• What to work on: Leave the pictures out. Return all other data exactly.
═══
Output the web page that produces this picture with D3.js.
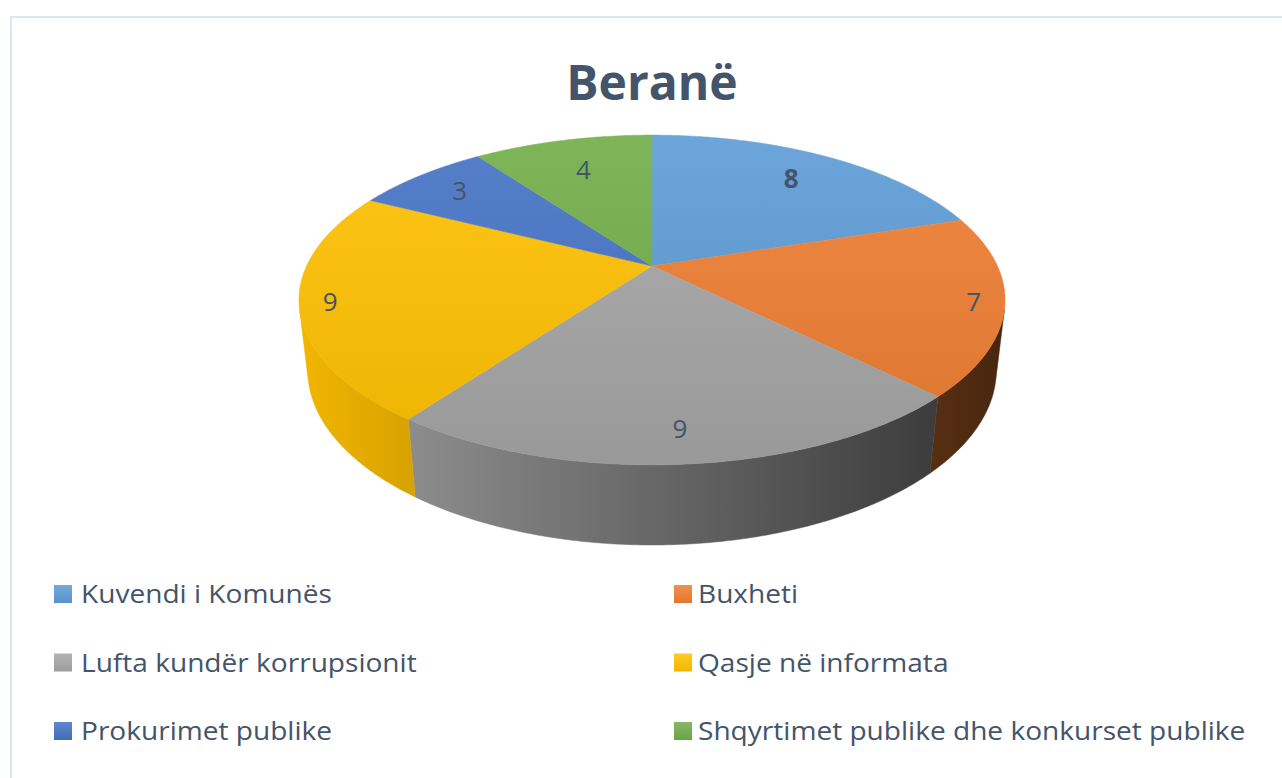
<!DOCTYPE html>
<html>
  <head>
    <meta charset="utf-8">
    <title>Beranë</title>
    <script src="https://d3js.org/d3.v7.min.js"></script>
    <style>
      body { margin: 0; background: #fff; }
      text { font-family: "Open Sans", Lato, sans-serif; fill: #44546A; }
    </style>
  </head>
  <body>
    <div id="chart"></div>
    <script>
      // Chart data
      var categories = ["Kuvendi i Komunës", "Buxheti", "Lufta kundër korrupsionit",
                        "Qasje në informata", "Prokurimet publike",
                        "Shqyrtimet publike dhe konkurset publike"];
      var values = [8, 7, 9, 9, 3, 4];
      var colors = ["#5B9BD5", "#ED7D31", "#A5A5A5", "#FFC000", "#4472C4", "#70AD47"];
      var title = "Beranë";
      var boldLabel = 0;

      var width = 1282, height = 778;

      var svg = d3.select("#chart")
                  .append("svg")
                  .attr("width", width)
                  .attr("height", height);

      // chart area border
      svg.append("rect")
         .attr("x", 11).attr("y", 17)
         .attr("width", 1300).attr("height", 800)
         .attr("fill", "none")
         .attr("stroke", "#dfe5ee")
         .attr("stroke-width", 2);

      svg.append("text")
         .attr("x", 652).attr("y", 100)
         .attr("text-anchor", "middle")
         .style("font-size", "48px")
         .style("font-weight", "bold")
         .text(title);

      // perspective projection of the pie disk
      var cx = 652, cy = 266, F = 1491, D = 4.316, H = 0.229;
      var tilt = 27.2 * Math.PI / 180, sinT = Math.sin(tilt), cosT = Math.cos(tilt);

      function proj(a, r, h) {
        var X = r * Math.sin(a), Z = r * Math.cos(a);
        var depth = D + Z * cosT - h * sinT;
        var vy = Z * sinT + h * cosT;
        return [cx + F * X / depth, cy - F * vy / depth];
      }

      function arcPoints(a0, a1, r, h) {
        var n = Math.max(2, Math.ceil(Math.abs(a1 - a0) / (Math.PI / 360)));
        return d3.range(n + 1).map(function(i) { return proj(a0 + (a1 - a0) * i / n, r, h); });
      }

      var line = d3.line().curve(d3.curveLinearClosed);
      var pie = d3.pie().sort(null).value(function(d) { return d; });
      var arcs = pie(values);

      // gradients
      var defs = svg.append("defs");
      colors.forEach(function(c, i) {
        var g = defs.append("linearGradient").attr("id", "top" + i)
                    .attr("gradientUnits", "userSpaceOnUse")
                    .attr("x1", 0).attr("y1", 135).attr("x2", 0).attr("y2", 465);
        g.append("stop").attr("offset", 0).attr("stop-color", d3.interpolateRgb(c, "#fff")(0.1));
        g.append("stop").attr("offset", 1).attr("stop-color", d3.interpolateRgb(c, "#000")(0.07));

        var w = defs.append("linearGradient").attr("id", "wall" + i)
                    .attr("gradientUnits", "userSpaceOnUse")
                    .attr("x1", 299).attr("y1", 0).attr("x2", 1006).attr("y2", 0);
        w.append("stop").attr("offset", 0).attr("stop-color", d3.interpolateRgb("#000", c)(0.95));
        w.append("stop").attr("offset", 1).attr("stop-color", d3.interpolateRgb("#000", c)(0.3));

        var k = defs.append("linearGradient").attr("id", "key" + i)
                    .attr("x1", 0).attr("y1", 0).attr("x2", 0).attr("y2", 1);
        k.append("stop").attr("offset", 0).attr("stop-color", d3.interpolateRgb(c, "#fff")(0.15));
        k.append("stop").attr("offset", 1).attr("stop-color", d3.interpolateRgb(c, "#000")(0.05));
      });

      // side walls, only the part facing the viewer
      var aVis = Math.acos(-1 / (D * cosT));
      arcs.forEach(function(d, i) {
        var s = Math.max(d.startAngle, aVis), e = Math.min(d.endAngle, 2 * Math.PI - aVis);
        if (e <= s) return;
        var pts = arcPoints(s, e, 1, 0).concat(arcPoints(e, s, 1, -H));
        svg.append("path")
           .attr("d", line(pts))
           .attr("fill", "url(#wall" + i + ")")
           .attr("stroke", "url(#wall" + i + ")")
           .attr("stroke-width", 0.5);
      });

      // top faces
      arcs.forEach(function(d, i) {
        var pts = [proj(0, 0, 0)].concat(arcPoints(d.startAngle, d.endAngle, 1, 0));
        svg.append("path")
           .attr("d", line(pts))
           .attr("fill", "url(#top" + i + ")")
           .attr("stroke", "url(#top" + i + ")")
           .attr("stroke-width", 0.5);
      });

      // data labels
      arcs.forEach(function(d, i) {
        var mid = (d.startAngle + d.endAngle) / 2, c = Math.cos(mid);
        var r = 0.8 + 0.11 * Math.pow(Math.sin(mid), 2) - 0.08 * Math.max(c, 0) + 0.05 * Math.max(-c, 0);
        var p = proj(mid, r, 0);
        svg.append("text")
           .attr("x", p[0]).attr("y", p[1])
           .attr("dy", "0.36em")
           .attr("text-anchor", "middle")
           .style("font-size", "26px")
           .style("font-weight", i === boldLabel ? "bold" : "normal")
           .text(d.data);
      });

      // legend, two columns (text stretched a little to match the source's wide face)
      var legend = svg.append("g");
      categories.forEach(function(name, i) {
        var col = i % 2, row = Math.floor(i / 2);
        var x = col === 0 ? 54 : 674, y = 585 + row * 68.5;
        var g = legend.append("g").attr("transform", "translate(" + x + "," + y + ")");
        g.append("rect").attr("width", 18).attr("height", 18).attr("fill", "url(#key" + i + ")");
        g.append("text")
         .attr("transform", "translate(" + (col === 0 ? 27 : 24) + ",18) scale(1.08,1)")
         .style("font-size", "26px")
         .text(name);
      });
    </script>
  </body>
</html>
═══
• Task output:
Output the web page that produces this picture with D3.js.
<!DOCTYPE html>
<html>
  <head>
    <meta charset="utf-8">
    <title>Beranë</title>
    <script src="https://d3js.org/d3.v7.min.js"></script>
    <style>
      body { margin: 0; background: #fff; }
      text { font-family: "Open Sans", Lato, sans-serif; fill: #44546A; }
    </style>
  </head>
  <body>
    <div id="chart"></div>
    <script>
      // Chart data
      var categories = ["Kuvendi i Komunës", "Buxheti", "Lufta kundër korrupsionit",
                        "Qasje në informata", "Prokurimet publike",
                        "Shqyrtimet publike dhe konkurset publike"];
      var values = [8, 7, 9, 9, 3, 4];
      var colors = ["#5B9BD5", "#ED7D31", "#A5A5A5", "#FFC000", "#4472C4", "#70AD47"];
      var title = "Beranë";
      var boldLabel = 0;

      var width = 1282, height = 778;

      var svg = d3.select("#chart")
                  .append("svg")
                  .attr("width", width)
                  .attr("height", height);

      // chart area border
      svg.append("rect")
         .attr("x", 11).attr("y", 17)
         .attr("width", 1300).attr("height", 800)
         .attr("fill", "none")
         .attr("stroke", "#dfe5ee")
         .attr("stroke-width", 2);

      svg.append("text")
         .attr("x", 652).attr("y", 100)
         .attr("text-anchor", "middle")
         .style("font-size", "48px")
         .style("font-weight", "bold")
         .text(title);

      // perspective projection of the pie disk
      var cx = 652, cy = 266, F = 1491, D = 4.316, H = 0.229;
      var tilt = 27.2 * Math.PI / 180, sinT = Math.sin(tilt), cosT = Math.cos(tilt);

      function proj(a, r, h) {
        var X = r * Math.sin(a), Z = r * Math.cos(a);
        var depth = D + Z * cosT - h * sinT;
        var vy = Z * sinT + h * cosT;
        return [cx + F * X / depth, cy - F * vy / depth];
      }

      function arcPoints(a0, a1, r, h) {
        var n = Math.max(2, Math.ceil(Math.abs(a1 - a0) / (Math.PI / 360)));
        return d3.range(n + 1).map(function(i) { return proj(a0 + (a1 - a0) * i / n, r, h); });
      }

      var line = d3.line().curve(d3.curveLinearClosed);
      var pie = d3.pie().sort(null).value(function(d) { return d; });
      var arcs = pie(values);

      // gradients
      var defs = svg.append("defs");
      colors.forEach(function(c, i) {
        var g = defs.append("linearGradient").attr("id", "top" + i)
                    .attr("gradientUnits", "userSpaceOnUse")
                    .attr("x1", 0).attr("y1", 135).attr("x2", 0).attr("y2", 465);
        g.append("stop").attr("offset", 0).attr("stop-color", d3.interpolateRgb(c, "#fff")(0.1));
        g.append("stop").attr("offset", 1).attr("stop-color", d3.interpolateRgb(c, "#000")(0.07));

        var w = defs.append("linearGradient").attr("id", "wall" + i)
                    .attr("gradientUnits", "userSpaceOnUse")
                    .attr("x1", 299).attr("y1", 0).attr("x2", 1006).attr("y2", 0);
        w.append("stop").attr("offset", 0).attr("stop-color", d3.interpolateRgb("#000", c)(0.95));
        w.append("stop").attr("offset", 1).attr("stop-color", d3.interpolateRgb("#000", c)(0.3));

        var k = defs.append("linearGradient").attr("id", "key" + i)
                    .attr("x1", 0).attr("y1", 0).attr("x2", 0).attr("y2", 1);
        k.append("stop").attr("offset", 0).attr("stop-color", d3.interpolateRgb(c, "#fff")(0.15));
        k.append("stop").attr("offset", 1).attr("stop-color", d3.interpolateRgb(c, "#000")(0.05));
      });

      // side walls, only the part facing the viewer
      var aVis = Math.acos(-1 / (D * cosT));
      arcs.forEach(function(d, i) {
        var s = Math.max(d.startAngle, aVis), e = Math.min(d.endAngle, 2 * Math.PI - aVis);
        if (e <= s) return;
        var pts = arcPoints(s, e, 1, 0).concat(arcPoints(e, s, 1, -H));
        svg.append("path")
           .attr("d", line(pts))
           .attr("fill", "url(#wall" + i + ")")
           .attr("stroke", "url(#wall" + i + ")")
           .attr("stroke-width", 0.5);
      });

      // top faces
      arcs.forEach(function(d, i) {
        var pts = [proj(0, 0, 0)].concat(arcPoints(d.startAngle, d.endAngle, 1, 0));
        svg.append("path")
           .attr("d", line(pts))
           .attr("fill", "url(#top" + i + ")")
           .attr("stroke", "url(#top" + i + ")")
           .attr("stroke-width", 0.5);
      });

      // data labels
      arcs.forEach(function(d, i) {
        var mid = (d.startAngle + d.endAngle) / 2, c = Math.cos(mid);
        var r = 0.8 + 0.11 * Math.pow(Math.sin(mid), 2) - 0.08 * Math.max(c, 0) + 0.05 * Math.max(-c, 0);
        var p = proj(mid, r, 0);
        svg.append("text")
           .attr("x", p[0]).attr("y", p[1])
           .attr("dy", "0.36em")
           .attr("text-anchor", "middle")
           .style("font-size", "26px")
           .style("font-weight", i === boldLabel ? "bold" : "normal")
           .text(d.data);
      });

      // legend, two columns (text stretched a little to match the source's wide face)
      var legend = svg.append("g");
      categories.forEach(function(name, i) {
        var col = i % 2, row = Math.floor(i / 2);
        var x = col === 0 ? 54 : 674, y = 585 + row * 68.5;
        var g = legend.append("g").attr("transform", "translate(" + x + "," + y + ")");
        g.append("rect").attr("width", 18).attr("height", 18).attr("fill", "url(#key" + i + ")");
        g.append("text")
         .attr("transform", "translate(" + (col === 0 ? 27 : 24) + ",18) scale(1.08,1)")
         .style("font-size", "26px")
         .text(name);
      });
    </script>
  </body>
</html>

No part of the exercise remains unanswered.